The effect of global warming is visible now, especially in the polar regions where ice has started melting rapidly. NASA has observed these changes and made a time-lapse video of melting ice in the Arctic Sea over the last three decades.
“What we’ve seen over the years is that the older ice is disappearing,” said Walt Meier, a sea ice researcher at NASA’s Goddard Space Flight Center in Greenbelt, Maryland. “This older, thicker ice is like the bulwark of sea ice: a warm summer will melt all the young, thin ice away but it can’t completely get rid of the older ice. But this older ice is becoming weaker because there’s less of it and the remaining old ice is more broken up and thinner, so that bulwark is not as good as it used to be.”
There has been inconsistency in ice thickness over the entire Arctic region and scientists have developed estimates of sea ice age and tracked their evolution from 1984 to the present.

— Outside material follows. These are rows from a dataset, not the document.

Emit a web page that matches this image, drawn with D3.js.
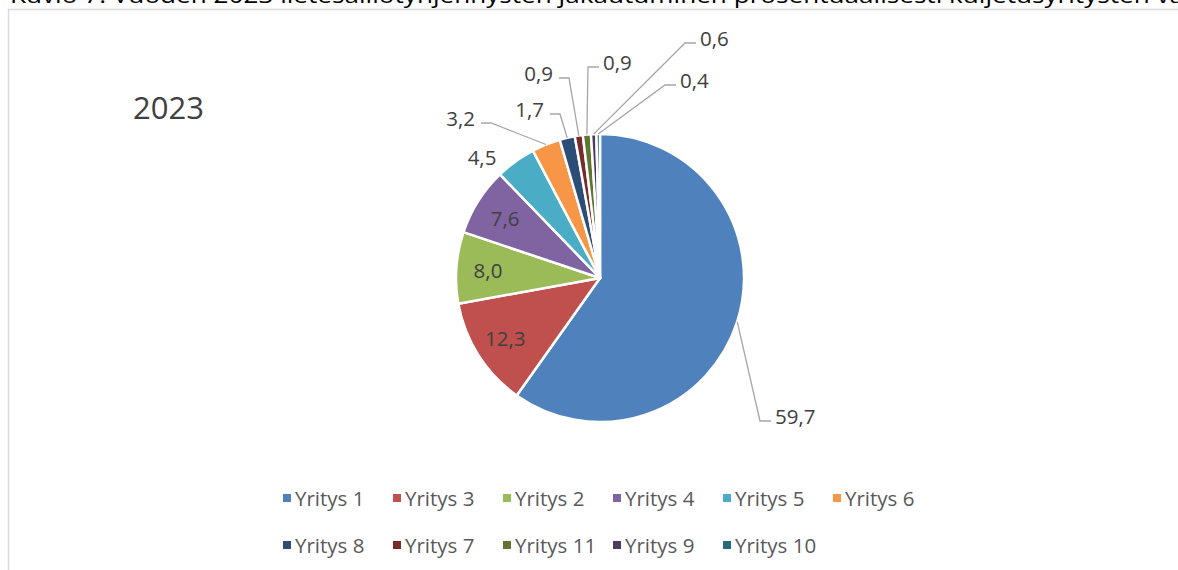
<!DOCTYPE html>
<html>
<head>
<meta charset="utf-8">
<script src="https://cdn.jsdelivr.net/npm/d3@7"></script>
<style>
  html, body { margin: 0; padding: 0; background: #fff; overflow: hidden; }
  svg { display: block; }
</style>
</head>
<body>
<svg id="chart" width="1178" height="570"></svg>
<script>
// ---- data ----
const categories = ["Yritys 1", "Yritys 3", "Yritys 2", "Yritys 4", "Yritys 5", "Yritys 6",
                    "Yritys 8", "Yritys 7", "Yritys 11", "Yritys 9", "Yritys 10"];
const values = [59.7, 12.3, 8.0, 7.6, 4.5, 3.2, 1.7, 0.9, 0.9, 0.6, 0.4];
const chartTitle = "2023";
const caption = "Kuvio 7. Vuoden 2023 lietesäiliötyhjennysten jakautuminen prosentuaalisesti kuljetusyritysten välillä";

// ---- styles / layout ----
const colors = ["#4F81BD", "#C0504D", "#9BBB59", "#8064A2", "#4BACC6", "#F79646",
                "#2C4D75", "#772C2A", "#5F7530", "#4D3B62", "#276A7C"];
const FONT = "'Open Sans', 'Liberation Sans', sans-serif";
const LABEL_SIZE = 20.5;
const cx = 600, cy = 278, R = 144;
// label placement (layout only); "in" = at slice centroid
const labelLayout = [
  {x: 775, y: 416, anchor: "start", lead: "left"},
  {mode: "in"},
  {mode: "in"},
  {mode: "in"},
  {x: 482, y: 157, anchor: "middle", lead: "none"},
  {x: 475, y: 118, anchor: "end", lead: "right"},
  {x: 544, y: 109, anchor: "end", lead: "right"},
  {x: 553, y: 73, anchor: "end", lead: "right"},
  {x: 603, y: 62, anchor: "start", lead: "left"},
  {x: 700, y: 38, anchor: "start", lead: "left"},
  {x: 680, y: 80, anchor: "start", lead: "left"}
];

const svg = d3.select("#chart");

// caption (clipped at top, as in the source)
svg.append("text")
  .attr("x", 10).attr("y", 3)
  .attr("font-family", FONT).attr("font-size", 21)
  .attr("textLength", 1215).attr("lengthAdjust", "spacingAndGlyphs")
  .attr("fill", "#000")
  .text(caption);

// chart frame
svg.append("rect")
  .attr("x", 8.5).attr("y", 9.5)
  .attr("width", 1300).attr("height", 700)
  .attr("fill", "#fff").attr("stroke", "#D9D9D9").attr("stroke-width", 1.5);

// title
svg.append("text")
  .attr("x", 133).attr("y", 107)
  .attr("dominant-baseline", "central")
  .attr("font-family", FONT).attr("font-size", 31)
  .attr("fill", "#404040")
  .text(chartTitle);

const data = categories.map((c, i) => ({name: c, value: values[i], color: colors[i], layout: labelLayout[i]}));
const pie = d3.pie().sort(null).value(d => d.value);
const arcs = pie(data);
const arc = d3.arc().innerRadius(0).outerRadius(R);
const edgeArc = d3.arc().innerRadius(R).outerRadius(R);
const labelArc = d3.arc().innerRadius(R * 0.78).outerRadius(R * 0.78);

const g = svg.append("g").attr("transform", `translate(${cx},${cy})`);
g.selectAll("path.slice").data(arcs).join("path")
  .attr("class", "slice")
  .attr("d", arc)
  .attr("fill", d => d.data.color)
  .attr("stroke", "#fff").attr("stroke-width", 2.5).attr("stroke-linejoin", "round");

const fmt = v => d3.format(".1f")(v).replace(".", ",");

// labels
arcs.forEach(d => {
  const L = d.data.layout;
  if (L.mode === "in") {
    const [x, y] = labelArc.centroid(d);
    g.append("text")
      .attr("x", x).attr("y", y)
      .attr("text-anchor", "middle").attr("dominant-baseline", "central")
      .attr("font-family", FONT).attr("font-size", LABEL_SIZE).attr("fill", "#404040")
      .text(fmt(d.data.value));
    return;
  }
  const t = svg.append("text")
    .attr("x", L.x).attr("y", L.y)
    .attr("text-anchor", L.anchor).attr("dominant-baseline", "central")
    .attr("font-family", FONT).attr("font-size", LABEL_SIZE).attr("fill", "#404040")
    .text(fmt(d.data.value));
  if (L.lead !== "none") {
    const bb = t.node().getBBox();
    const [ex, ey] = edgeArc.centroid(d);
    const ly = L.y + 5;
    let p0x, p1x;
    if (L.lead === "left") { p0x = bb.x - 4; p1x = p0x - 11; }
    else { p0x = bb.x + bb.width + 6; p1x = p0x + 10; }
    svg.append("polyline")
      .attr("points", `${p0x},${ly} ${p1x},${ly} ${cx + ex},${cy + ey}`)
      .attr("fill", "none").attr("stroke", "#A6A6A6").attr("stroke-width", 1.3);
  }
});

// legend
const legendX0 = 283, colW = 110, rowY = [498, 545];
const lg = svg.append("g");
data.forEach((d, i) => {
  const row = Math.floor(i / 6), col = i % 6;
  const x = legendX0 + col * colW, y = rowY[row];
  lg.append("rect").attr("x", x).attr("y", y - 4).attr("width", 8).attr("height", 8).attr("fill", d.color);
  lg.append("text").attr("x", x + 12).attr("y", y)
    .attr("dominant-baseline", "central")
    .attr("font-family", FONT).attr("font-size", 20.5).attr("fill", "#595959")
    .text(d.name);
});
</script>
</body>
</html>
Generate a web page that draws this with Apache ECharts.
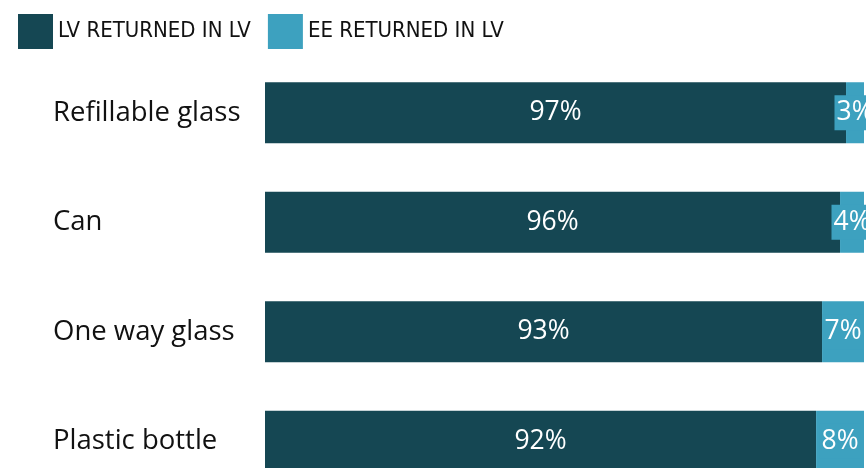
<!DOCTYPE html>
<html><head><meta charset="utf-8">
<script src="https://cdn.jsdelivr.net/npm/echarts@6/dist/echarts.min.js"></script>
<style>html,body{margin:0;padding:0;background:#fff}#c{width:866px;height:468px}</style>
</head><body><div id="c"></div>
<script>
const categories = ["Refillable glass", "Can", "One way glass", "Plastic bottle"];
const lvReturned = [97, 96, 93, 92];
const eeReturned = [3, 4, 7, 8];
const seriesNames = ["LV RETURNED IN LV", "EE RETURNED IN LV"];
const FONT = "'Open Sans', Lato, sans-serif";
const LEGEND_FONT = "'Liberation Sans Narrow', 'DejaVu Sans Condensed', Lato, sans-serif";
const chart = echarts.init(document.getElementById('c'));
chart.setOption({
  animation: false,
  textStyle: {fontFamily: FONT},
  legend: {
    left: 13, top: 9, itemWidth: 35, itemHeight: 35, itemGap: 17,
    icon: 'rect',
    textStyle: {fontSize: 22, color: '#111', fontFamily: LEGEND_FONT, padding: [2, 0, 0, 0]},
    data: seriesNames
  },
  grid: {left: 265, right: 2, top: 58, height: 438, containLabel: false, outerBoundsMode: 'none'},
  xAxis: {type: 'value', min: 0, max: 100, show: false},
  yAxis: {
    type: 'category', data: categories, inverse: true,
    axisLine: {show: false}, axisTick: {show: false},
    axisLabel: {align: 'left', margin: 212, fontSize: 27.5, color: '#111', fontFamily: FONT}
  },
  series: [
    {name: seriesNames[0], type: 'bar', stack: 'a', data: lvReturned, barWidth: 61,
     itemStyle: {color: '#154753'},
     label: {show: true, position: 'inside', color: '#fff', fontSize: 26.5, fontFamily: FONT, formatter: '{c}%'}},
    {name: seriesNames[1], type: 'bar', stack: 'a', data: eeReturned, barWidth: 61,
     itemStyle: {color: '#3DA1BF'},
     label: {show: true, position: 'inside', color: '#fff', fontSize: 26.5, fontFamily: FONT, formatter: '{c}%',
       backgroundColor: '#3DA1BF', padding: [4, 2]}}
  ]
});
</script></body></html>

Now, a new NASA visualization of the age of Arctic sea ice shows how sea ice has been growing and shrinking, spinning, melting in place and drifting out of the Arctic for the past three decades.
“Ice age is a good analog for ice thickness because, basically, as ice gets older, it gets thicker,” Meier said. “This is due to the ice generally growing more in the winter than it melts in the summer.”
In the early 2000s, scientists at the University of Colorado developed a way to monitor Arctic sea ice movement and the evolution of its age by using data from a variety of sources, but primarily satellite passive microwave instruments. These instruments gauge brightness temperature: a measure of the microwave energy emitted by sea ice that is influenced by the ice’s temperature, salinity, surface texture and the layer of snow on top of the sea ice.
Each floe of sea ice has a characteristic brightness temperature, so the researchers developed an approach that would identify and track ice floes in successive passive microwave images as they moved across the Arctic. The system also uses information from drifting buoys as well as weather data.
“It’s like bookkeeping; we’re keeping track of sea ice as it moves around, up until it melts in place or leaves the Arctic,” said Meier, who is a collaborator of the group at the University of Colorado and the National Snow and Ice Data Center in Boulder, Colorado, the center that currently maintains the Arctic sea ice age data.
Every year, sea ice forms in the winter and melts in the summer. The sea ice that survives the melt season thickens with each passing year: newly formed ice grows to about 3 to 7 feet of thickness during its first year, while multi-year ice (sea ice that has survived several melt seasons) is about 10 to 13 feet thick. The older and thicker ice is more resistant to melting and less likely to get pushed around by winds or broken up by waves or storms.